Sadly, I felt zero goodwill (residual or otherwise) about Griffin's latest effort, All You Never Wanted. Instead, I spent most of the book fantasizing about punching both of its main characters in the face. Thanks to their mother's remarriage to a Connecticut millionaire, sisters Alex and Thea's lifestyle has undergone a massive change. After years of barely making ends meet, the girls deal with their newfound luxury in different, but equally destructive ways—when the ritzy internship her stepfather arranged goes wrong, Alex begins to obsessively restrict her diet, while Thea uses her money and gift for lying to scramble up her school's social ladder.

It was difficult for me to decide which sister I disliked more: Thea, who lies like a rug and tries to steal her sister's pot-dealing boyfriend, or Alex, who is clearly meant to be the story's protagonist (she, like, volunteers with poor kids and stuff), but lets one—admittedly humiliating—experience take over her entire life. (Plus, she totally ditches those poor kids when it suits her.) If I were still a teenager, I might have gotten a vicarious thrill out of Griffin's descriptions of the girls' 1% lifestyle, but as it is I found myself wondering where their mother was, and why she hadn't shipped both girls off to intensive therapy. Or a convent.

To be fair, Griffin has a notable talent for description, and, for at least the first half of the book, I was mildly invested in learning what brought Alex and Thea to their current situation and what could possibly drag them out of it.
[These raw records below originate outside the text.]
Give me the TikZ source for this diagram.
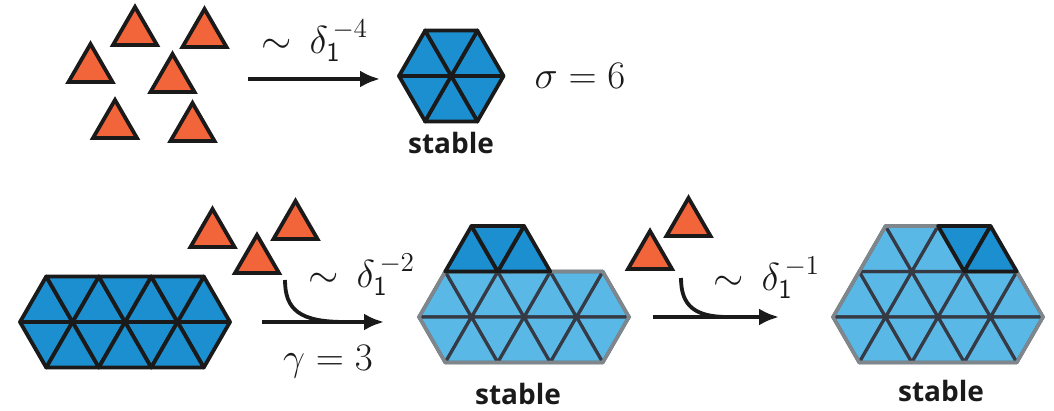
\documentclass[tikz,border=0pt]{standalone}
\usepackage{fix-cm}
\usepackage{fontspec}
\newfontfamily\tagfont{Open Sans}
\usepackage{tikz}
\usetikzlibrary{arrows.meta}
\definecolor{ink}{HTML}{1A1A1A}
\definecolor{monoC}{HTML}{F2643A}
\definecolor{darkC}{HTML}{1C8FD0}
\definecolor{lightC}{HTML}{5AB8E6}
\definecolor{gridC}{HTML}{353A45}
\definecolor{rimC}{HTML}{7F868C}
\tikzset{
  >={Latex[length=10pt,width=8.5pt]},
  flow/.style={->,ink,line width=1.9pt},
  hook/.style={ink,line width=1.9pt},
  mono/.style={draw=ink,fill=monoC,line width=1.9pt,line join=miter},
  dcell/.style={draw=ink,fill=darkC,line width=1.9pt,line join=round},
  lcell/.style={draw=gridC,fill=lightC,line width=1.6pt,line join=round},
  rim/.style={draw=rimC,line width=1.8pt,line join=round},
  mathlab/.style={font=\fontsize{19.5}{23}\selectfont,text=ink,inner sep=0pt},
  tag/.style={font=\fontsize{14}{17}\selectfont\tagfont\bfseries,text=ink,inner sep=0pt},
}
% monomer: base centre x, base y
\newcommand{\monomer}[2]{%
  \draw[mono] (#1-22,#2) -- (#1+22,#2) -- (#1,#2-38) -- cycle;
}
% lattice cells: corner x, corner y, style
\newcommand{\upcell}[3]{%
  \draw[#3] (#1,#2) -- ++(52.5,0) -- ++(-26.25,-45.5) -- cycle;
}
\newcommand{\dncell}[3]{%
  \draw[#3] (#1,#2) -- ++(52.5,0) -- ++(-26.25,45.5) -- cycle;
}
% two-row strip of 14 cells, left tip at (#1,#2)
\newcommand{\strip}[3]{%
  \foreach \k in {0,...,3} {
    \upcell{#1+52.5*\k}{#2}{#3}
    \dncell{#1+52.5*\k}{#2}{#3}
  }
  \foreach \k in {0,1,2} {
    \dncell{#1+26.25+52.5*\k}{#2-45.5}{#3}
    \upcell{#1+26.25+52.5*\k}{#2+45.5}{#3}
  }
}

\begin{document}
\begin{tikzpicture}[x=0.5pt,y=-0.5pt]
\useasboundingbox (0,0) rectangle (1054,411);

% ================= TOP ROW =================
\monomer{135}{45} \monomer{204.5}{47} \monomer{90.5}{82}
\monomer{172.5}{92} \monomer{115}{138} \monomer{192.5}{141}
\coordinate (t0) at (248,79); \coordinate (t1) at (380,79);
\draw[flow] (t0) -- (t1);
\node[mathlab] (k4) at (315,41) {$\sim\,\delta_{\mathsf{1}}^{\,-4}$};
\upcell{399}{76}{dcell} \upcell{451}{76}{dcell} \dncell{425}{30.5}{dcell}
\dncell{399}{76}{dcell} \dncell{451}{76}{dcell} \upcell{425}{121.5}{dcell}
\node[mathlab] (sig) at (580,76) {$\sigma=6$};
\node[tag] (st0) at (451,143) {stable};

% ================= BOTTOM ROW: strip + trimer =================
\strip{20}{322}{dcell}
\monomer{212.5}{247} \monomer{295.5}{239} \monomer{257}{273}
\coordinate (b0) at (262,322); \coordinate (b1) at (384,322);
\coordinate (h0) at (285,280); \coordinate (h1) at (345,322);
\draw[flow] (b0) -- (b1);
\draw[hook] (h0) .. controls (285,310) and (300,322) .. (h1);
\node[mathlab] (k2) at (362,275) {$\sim\,\delta_{\mathsf{1}}^{\,-2}$};
\node[mathlab] (gam) at (328,362) {$\gamma=3$};

\strip{419}{317}{lcell}
\draw[rim] (419,317) -- ++(26.25,-45.5) -- ++(157.5,0) -- ++(26.25,45.5)
  -- ++(-26.25,45.5) -- ++(-157.5,0) -- cycle;
\upcell{445.25}{271.5}{dcell} \upcell{497.75}{271.5}{dcell} \dncell{471.5}{226}{dcell}
\node[tag] (st1) at (518,394) {stable};

% ================= BOTTOM ROW: dimer =================
\monomer{650}{269} \monomer{688.5}{236}
\coordinate (c0) at (653,317); \coordinate (c1) at (779,317);
\coordinate (g0) at (681,278); \coordinate (g1) at (728,317);
\draw[flow] (c0) -- (c1);
\draw[hook] (g0) .. controls (681,306) and (695,317) .. (g1);
\node[mathlab] (k1) at (767,278) {$\sim\,\delta_{\mathsf{1}}^{\,-1}$};

\strip{833}{317}{lcell}
\upcell{859.25}{271.5}{lcell} \upcell{911.75}{271.5}{lcell} \dncell{885.5}{226}{lcell}
\draw[rim] (833,317) -- (859.25,271.5) -- (885.5,226) -- (938,226) -- (964.25,271.5)
  -- (1016.75,271.5) -- (1043,317) -- (1016.75,362.5) -- (859.25,362.5) -- cycle;
\dncell{938}{226}{dcell} \upcell{964.25}{271.5}{dcell}
\node[tag] (st2) at (941,391) {stable};

\end{tikzpicture}
\end{document}
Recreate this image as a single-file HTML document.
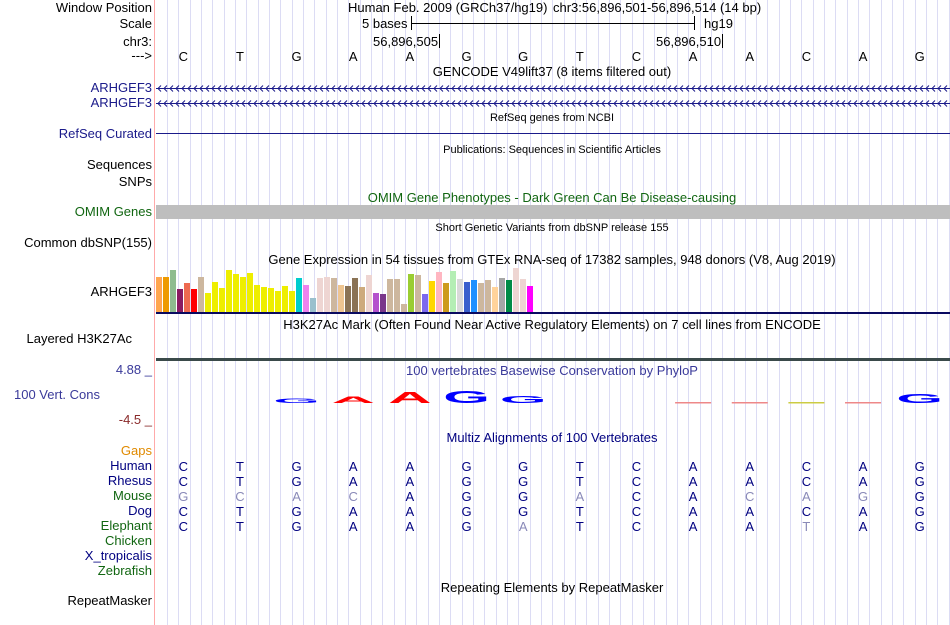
<!DOCTYPE html>
<html><head><meta charset="utf-8"><style>
body{margin:0;width:950px;height:625px;background:#fff;position:relative;overflow:hidden;font-family:"Liberation Sans",sans-serif;font-size:13px;color:#000}
.l{position:absolute;right:798px;white-space:nowrap;text-align:right;line-height:15px}
.t{position:absolute;white-space:nowrap;line-height:15px}
.c{position:absolute;white-space:nowrap;line-height:15px;transform:translateX(-50%)}
.s{font-size:11px}
</style></head><body>
<svg id="grid" width="950" height="625" style="position:absolute;left:0;top:0"></svg>
<div>
<div class="l" style="top:0px">Window Position</div>
<div class="l" style="top:16px">Scale</div>
<div class="l" style="top:34px">chr3:</div>
<div class="l" style="top:48px">---&gt;</div>
<div class="l" style="top:80px;color:#1a1a8a">ARHGEF3</div>
<div class="l" style="top:95px;color:#1a1a8a">ARHGEF3</div>
<div class="l" style="top:126px;color:#1a1a8a">RefSeq Curated</div>
<div class="l" style="top:157px">Sequences</div>
<div class="l" style="top:174px">SNPs</div>
<div class="l" style="top:204px;color:#116611">OMIM Genes</div>
<div class="l" style="top:235px">Common dbSNP(155)</div>
<div class="l" style="top:284px">ARHGEF3</div>
<div class="l" style="top:331px;right:818px">Layered H3K27Ac</div>
<div class="l" style="top:362px;color:#3a3a9a">4.88 _</div>
<div class="l" style="top:387px;right:850px;color:#3a3a9a">100 Vert. Cons</div>
<div class="l" style="top:412px;color:#8a2a2a">-4.5 _</div>
<div class="l" style="top:443px;color:#e08a00">Gaps</div>
<div class="l" style="top:458px;color:#000080">Human</div>
<div class="l" style="top:473px;color:#000080">Rhesus</div>
<div class="l" style="top:488px;color:#116611">Mouse</div>
<div class="l" style="top:503px;color:#000080">Dog</div>
<div class="l" style="top:518px;color:#116611">Elephant</div>
<div class="l" style="top:533px;color:#116611">Chicken</div>
<div class="l" style="top:548px;color:#000080">X_tropicalis</div>
<div class="l" style="top:563px;color:#116611">Zebrafish</div>
<div class="l" style="top:593px">RepeatMasker</div>
</div>
<div class="t" style="left:348px;top:0px">Human Feb. 2009 (GRCh37/hg19)</div>
<div class="t" style="left:553px;top:0px">chr3:56,896,501-56,896,514 (14 bp)</div>
<div class="t" style="left:362px;top:16px">5 bases</div>
<div style="position:absolute;left:411px;top:16px;width:1px;height:14px;background:#000"></div>
<div style="position:absolute;left:411px;top:23px;width:284px;height:1px;background:#000"></div>
<div style="position:absolute;left:694px;top:16px;width:1px;height:14px;background:#000"></div>
<div class="t" style="left:704px;top:16px">hg19</div>
<div class="t" style="left:373px;top:34px">56,896,505</div>
<div style="position:absolute;left:439px;top:34px;width:1px;height:14px;background:#000"></div>
<div class="t" style="left:656px;top:34px">56,896,510</div>
<div style="position:absolute;left:722px;top:34px;width:1px;height:14px;background:#000"></div>
<div class="c" style="left:552px;top:64px">GENCODE V49lift37 (8 items filtered out)</div>
<div class="c s" style="left:552px;top:111px">RefSeq genes from NCBI</div>
<div style="position:absolute;left:156px;top:133px;width:794px;height:1px;background:#1a1a8a"></div>
<div class="c s" style="left:552px;top:143px">Publications: Sequences in Scientific Articles</div>
<div class="c" style="left:552px;top:190px;color:#116611">OMIM Gene Phenotypes - Dark Green Can Be Disease-causing</div>
<div style="position:absolute;left:156px;top:205px;width:794px;height:14px;background:#bebebe"></div>
<div class="c s" style="left:552px;top:221px">Short Genetic Variants from dbSNP release 155</div>
<div class="c" style="left:552px;top:252px">Gene Expression in 54 tissues from GTEx RNA-seq of 17382 samples, 948 donors (V8, Aug 2019)</div>
<div style="position:absolute;left:156px;top:312px;width:794px;height:2px;background:#0a0a60"></div>
<div class="c" style="left:552px;top:317px">H3K27Ac Mark (Often Found Near Active Regulatory Elements) on 7 cell lines from ENCODE</div>
<div style="position:absolute;left:156px;top:358px;width:794px;height:3px;background:#3a4a4a"></div>
<div class="c" style="left:552px;top:363px;color:#3a3a9a">100 vertebrates Basewise Conservation by PhyloP</div>
<div class="c" style="left:552px;top:430px;color:#000080">Multiz Alignments of 100 Vertebrates</div>
<div class="c" style="left:552px;top:580px">Repeating Elements by RepeatMasker</div>
<svg id="fg" width="950" height="625" style="position:absolute;left:0;top:0;font-family:'Liberation Sans',sans-serif"></svg>
<script>
const bases=["C","T","G","A","A","G","G","T","C","A","A","C","A","G"];
const mouse=["G","C","A","C","A","G","G","A","C","A","C","A","G","G"];
const mouseDiff=[1,1,1,1,0,0,0,1,0,0,1,1,1,0];
const rhesus=["C","T","G","A","A","G","G","T","C","A","A","C","A","G"];
const dog=["C","T","G","A","A","G","G","T","C","A","A","C","A","G"];
const elephant=["C","T","G","A","A","G","A","T","C","A","A","T","A","G"];
const elephantDiff=[0,0,0,0,0,0,1,0,0,0,0,1,0,0];
const phylop=[0,0,0.9,1.3,2.2,2.4,1.4,0,0,-0.3,-0.3,-0.3,-0.3,1.8];
const gtexVals=[35,35,42,23,29,23,35,19,30,24,42,38,35,39,27,25,24,21,26,21,34,27,14,34,35,34,27,26,34,25,37,19,18,33,33,8,38,37,18,31,40,29,41,33,30,32,29,32,25,34,32,44,33,26];
const gtexColors=["#ffa54f","#ee9a00","#8fbc8f","#8b1c62","#ee6a50","#ff0000","#cdb79e","#eeee00","#eeee00","#eeee00","#eeee00","#eeee00","#eeee00","#eeee00","#eeee00","#eeee00","#eeee00","#eeee00","#eeee00","#eeee00","#00cdcd","#ee82ee","#9ac0cd","#eed5d2","#eed5d2","#cdb79e","#eec591","#8b7355","#8b7355","#cdaa7d","#eed5d2","#b452cd","#7a378b","#cdb79e","#cdb79e","#cdb79e","#9acd32","#cdb79e","#7b68ee","#ffd700","#ffb6c1","#cd9b1d","#b4eeb4","#d9d9d9","#3a5fcd","#1e90ff","#cdb79e","#cdb79e","#ffd39b","#a6a6a6","#008b45","#eed5d2","#eed5d2","#ff00ff"];
const NS="http://www.w3.org/2000/svg";
const x0=156,x1=949,bw=(x1-x0)/bases.length;
const xb=i=>x0+bw*(i+0.5)-1;
const grid=document.getElementById('grid'),fg=document.getElementById('fg');
function mk(p,tag,a){const e=document.createElementNS(NS,tag);for(const k in a)e.setAttribute(k,a[k]);p.appendChild(e);return e;}
mk(grid,'line',{x1:154.5,y1:0,x2:154.5,y2:625,stroke:'#ffaaaa'});
for(let gx=x0+11;gx<950;gx+=11.33){const l=mk(grid,'line',{x1:Math.round(gx)+0.5,y1:0,x2:Math.round(gx)+0.5,y2:625,stroke:'#dcdcf4'});

}
function row(arr,y,col,diff,nm){arr.forEach((b,i)=>{const t=mk(fg,'text',{x:xb(i),y:y,'text-anchor':'middle','font-size':13,fill:diff&&diff[i]?'#8a8ab8':col});t.textContent=b;

});}
row(bases,61,'#000',null,'ref');
row(bases,471,'#000080',null,'human');
row(rhesus,486,'#000080',null,'rhesus');
row(mouse,501,'#000080',mouseDiff,'mouse');
row(dog,516,'#000080',null,'dog');
row(elephant,531,'#000080',elephantDiff,'elephant');
[88,103].forEach(y=>{mk(fg,'line',{x1:156,y1:y+.5,x2:950,y2:y+.5,stroke:'#1a1a8a'});
for(let ax=158;ax<950;ax+=6){mk(fg,'polyline',{points:`${ax+3},${y-2.5} ${ax},${y+.5} ${ax+3},${y+3.5}`,fill:'none',stroke:'#1a1a8a'});}});
const gMax=44,gBase=312,gH=44,gW=7;
gtexVals.forEach((v,i)=>{const h=v/gMax*gH;const r=mk(fg,'rect',{x:156+i*gW,y:gBase-h,width:gW-1,height:h,fill:gtexColors[i]});

});
const pBase=403;
phylop.forEach((v,i)=>{if(v===0)return;
if(v>0){const h=v*5;const col=(bases[i]=='A')?'#ff0000':'#0000ff';
const t=mk(fg,'text',{x:0,y:0,'text-anchor':'middle','font-size':20,'font-weight':'bold',fill:col,transform:`translate(${xb(i)},${pBase}) scale(3,${h/14})`});t.textContent=bases[i];

}
else{const col=bases[i]=='C'?'#cccc44':'#ee8888';const r=mk(fg,'rect',{x:xb(i)-18,y:pBase-1,width:36,height:1.5,fill:col});

}});
</script>
</body></html>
Unfortunately, the “big reveal” regarding the sisters' backgrounds and futures turned out to be ridiculous, and none of the book's other themes—sibling rivalry, anxiety, compulsive lying—held much charm, either. Fans of overwrought melodramas about... very little, actually, might enjoy this. As for me, I'm off to re-read Cold Comfort Farm as a palate-cleanser.

Review based on publisher-provided copy.